Kegel Exercises and Bladder Training


Pelvic floor (Kegel) exercises and bladder training are often recommended as the first-line approach for treating most forms of urinary incontinence. They can help to substantially improve symptoms in many patients, including elderly people who have had the problem for years. Kegel exercises may be especially helpful for women in their 40s and 50s who suffer from stress incontinence.


Pelvic Floor Muscle (Kegel) Exercises

Kegel exercises are designed to strengthen the muscles of the pelvic floor that support the bladder and close the sphincters.  The figure below shows these pelvic floor muscles wrapping around the urethra.

Dr. Kegel first developed these exercises to assist women before and after childbirth, but they are very useful in helping to improve continence for both men and women.


How do I do a Kegel exercise?

The general approach for learning and practicing Kegel exercises is as follows:

  • Since the muscles are sometimes difficult to isolate, initial visits with a pelvic floor physical therapists may be indicated.  Old methods of isolating these muscles involved contracting the muscles in the pelvic area during urination with intention of slowing or stopping the flow of urine.
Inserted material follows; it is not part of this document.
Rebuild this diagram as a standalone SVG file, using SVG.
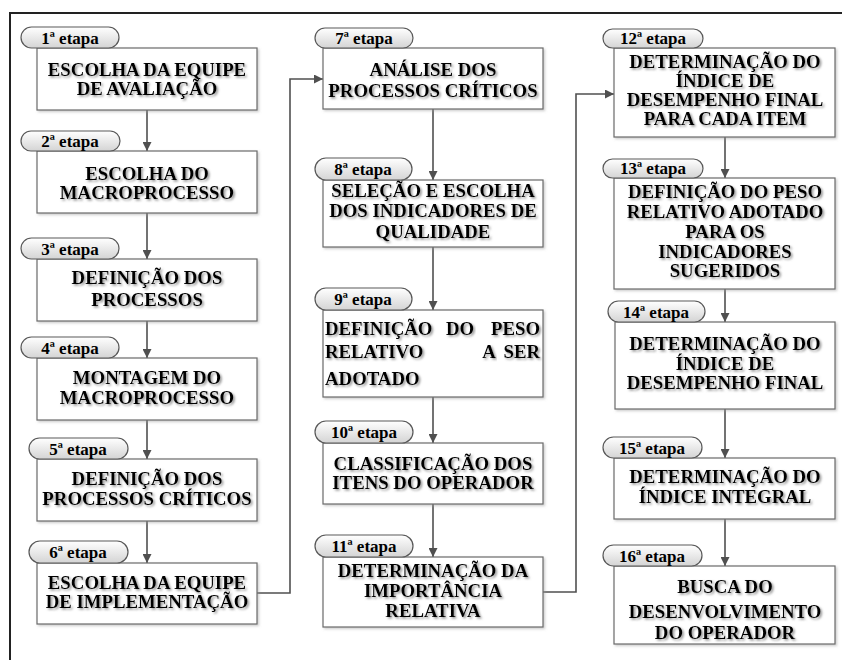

We do not encourage this however, as it can sometimes lead to voiding dysfunction. Women can detect these muscles by inserting a finger inside the vagina. When the vaginal walls tighten, the pelvic muscles are being correctly contracted. Patients should place their hands on their abdomen, thighs and buttocks to make sure there is no movement in these areas while exercising.
  • An alternate approach is to isolate the muscles used in Kegel contractions by sensing then squeezing and lifting the muscles in the rectum that are used in passing gas. (Again, women should contract the vaginal muscles as well.)
  • The first method is used for strengthening the pelvic floor muscles. The patient slowly contracts and lifts the muscles and holds for 5 seconds, then releases them. There is a rest of 10 seconds between contractions.
  • The second method is simply a quick contraction and release. The object of this exercise is to learn to shut off the urine flow rapidly.
  • In general, patients should perform 5-15 contractions, three to five times daily.

Some notes of caution:

  • Once learned, Kegel exercises should not be performed while urinating.
  • In women, incorrect or overly vigorous exercises may cause vaginal muscles to tighten excessively, resulting in pain during sexual intercourse.
  • Overexercise can tire muscles and cause more leakage.
  • Incontinence will return to its original severity if these exercises are discontinued.
  • It may be several months before the patient sees significant improvement.


Bladder Training

Bladder training involves a specific and graduated schedule for increasing the time between urinations:

  • Patients start by planning short intervals between urinations, then gradually progressing with a goal of voiding every 3-4 hours.
  • If the urge to urinate arises between scheduled voidings, patients should remain in place until the urge subsides. At the time, the patient moves slowly to a bathroom.


Vaginal Cones

 This system uses a set of weights to improve pelvic floor muscle control:

  • The typical set includes five cones of graduated weights ranging from 20 grams (less than 1 ounce) to 65 grams (slightly over 2 ounces).
  • Starting with the lightest, the woman places the cone in her vagina while standing and attempts to prevent the cone from falling out. The muscles used to hold the cone are the same ones needed to improve continence.

As with standard Kegel exercises, frequent repetition is required, but most women will eventually be able to use the heavier weights and build up the ability to prevent stress and urge incontinence.



Typically used for pelvic organ prolapse, vaginal pessaries are devices inserted into the vagina that support the inside of the vaginal walls, but may also support the urethra, thus providing better continence. Pessaries come in various shapes and sizes and must be fitted by a health professional to be effective.



Women who are unable to learn Kegel muscle contraction and release with verbal instructions may be helped with the use of biofeedback:

  • Biofeedback uses a vaginal or rectal probe inserted by the patient that relays information to monitoring equipment so that the patient can actually “see” their contraction.
  • The patient isolates the pelvic floor and bladder muscles and performs Kegel exercises.
  • The monitor emits auditory or visual signals that indicate how strongly the patient is contracting the proper pelvic floor muscles and how effectively the bladder muscles are being released.
  • The apparatus is designed for both in office and home use.

As with any Kegel exercise regimen, biofeedback must be used for several months before it is effective. Biofeedback that teaches control of pelvic muscles may also be helpful for children who have daytime wetting, frequent urinary tract infections, or both.